Stop.

The willingness to accept responsibility for one’s own life is the source from which self-respect springs. 

~Joan Didion

Daisy, I need you.”

I’m out the door before she can answer, feet over the fence, three seconds later.

Hey,” I yell.

I land in front of both of them, but grab the bigger one by the shirt as he’s passing.  He’s holding a handful of labels from the post office.  Kindergarten logic paints his paws as red as the stop sign he just slapped a label on.

He shrugs me off, and starts to walk, his friend a beat behind.

I grab his shirt, pull him toward me, then sidestep in front.

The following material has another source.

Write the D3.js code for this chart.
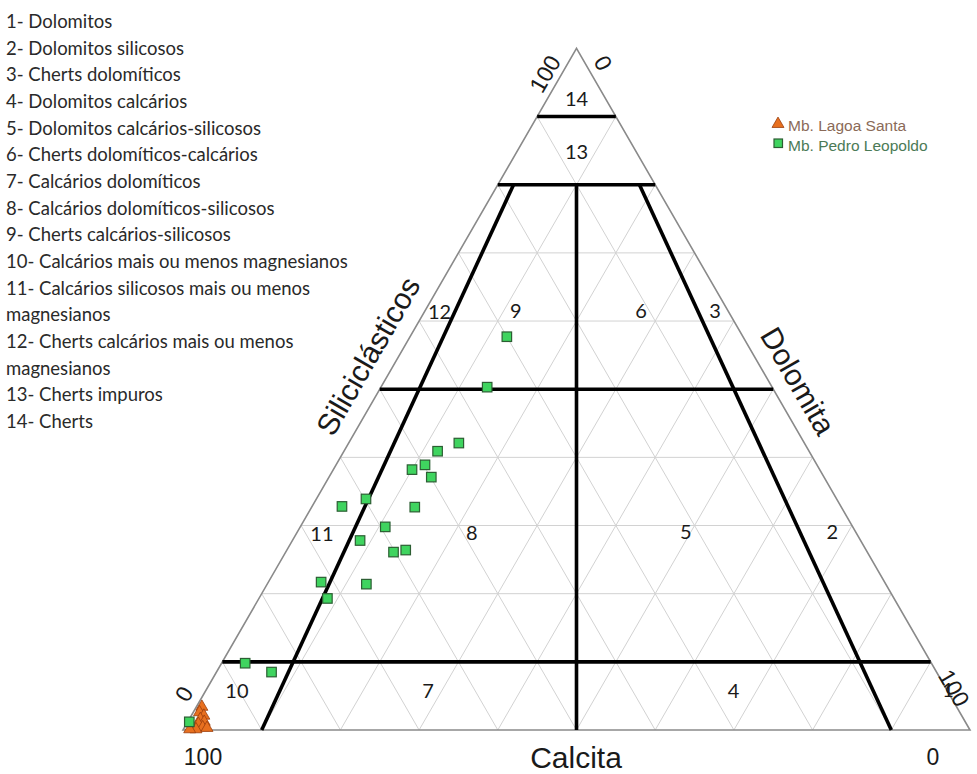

“You’re going to clean that off, or you’re gonna wait for the cops.”

He stares.  

I stare back.

The vandal’s a big kid, not used to being challenged.  He’s between fifteen and seventeen, six foot two, two-hundred and fifty pounds.

He’s got seventy-five pounds on me, at least, but I’ve the advantage of an inch, and I press it on him like it’s the peak of a mountain.

“Two choices.”

He shrugs me off and turns.  I maneuver back in front.

Silent, I produce my phone and hit the police, non emergency (our neighborhood is such that this number is immediately accessible).  

Fine,” he says, approaching the stop sign, “but it don’t come off.

It will come off.  The last time I scraped one of those stickers, it took half an hour, but I’m probably faster than you.

He stares, hate boiling.  ”I don’t have to do this,” he says.

Then don’t.”

He stands on tip toe, and peels the sticker from the sign.  When it’s gone, he scrapes the scraps with the scraps of his nails.  Every peer is peering, dozens of eyes, peeking from windows, trees, and alleys.

I’m on my corner, arms folded, watching him work, enjoying it far more than when I’m the one scraping.  It took three years to get the four way stop put on our corner, two days to get it tagged.

“I bet you wouldn’t have done that if your mama was watching,” I say.

“I just did it while my grandma was watching,” he boasts.  There is genuine pride in his face, but it is clearly masking a different emotion.

“I hope she’s watching right now.”

The stop sign is shining and he turns to leave.  ”Don’t forget the trash can.”  I point to the can on the corner.  

The can on the corner came from our city.  We waited two years.  We wipe it down and dump it every Friday.  This is preferable to the era when we didn’t have the can, and people instead used our yard, sidewalk, and hedges.  

Since we’ve had the can, it’s suffered intermittent detonations in the few weeks preceding and following the Fourth of July.  At the moment, I’m looking at a postal sticker splayed across the side.  I didn’t see my new friend do it, and don’t know for a fact he was the culprit, but it matters not at all.

He continues to stare, hatred now mingled with defeat.  The sticker peels off the trash can like they always do.  

I let him leave, but not without a final word.  ”You need to show respect around my property.”  

Which one’s yours?”

Does it matter?”

Yeah,” he sneers.

The whole corner,” I say.  ”Anything in eyesight of my kids.”

He walks away.  I turn back to the house.

I’m being watched, not just by Daisy and the entire neighborhood.  

Our final client of the day is on standing on our porch.  I wonder what he’s thinking, but then I see the applause on his face and feel relieved.

We live in one of the oldest houses, in the oldest part of our city.  The neighborhood was overcrowded to begin with, and has continued to brim.  We nurture our corner and it’s improved immeasurably since we planted a flag in our preschool three years back.

Neighborhoods are life, filled with all kinds of people.  

Life advances with effort and deteriorates with apathy.  Income means nothing, manners are free.

I believe in my neighborhood (always have), but the mothers and fathers of today should be paying more attention to the mothers and fathers of tomorrow.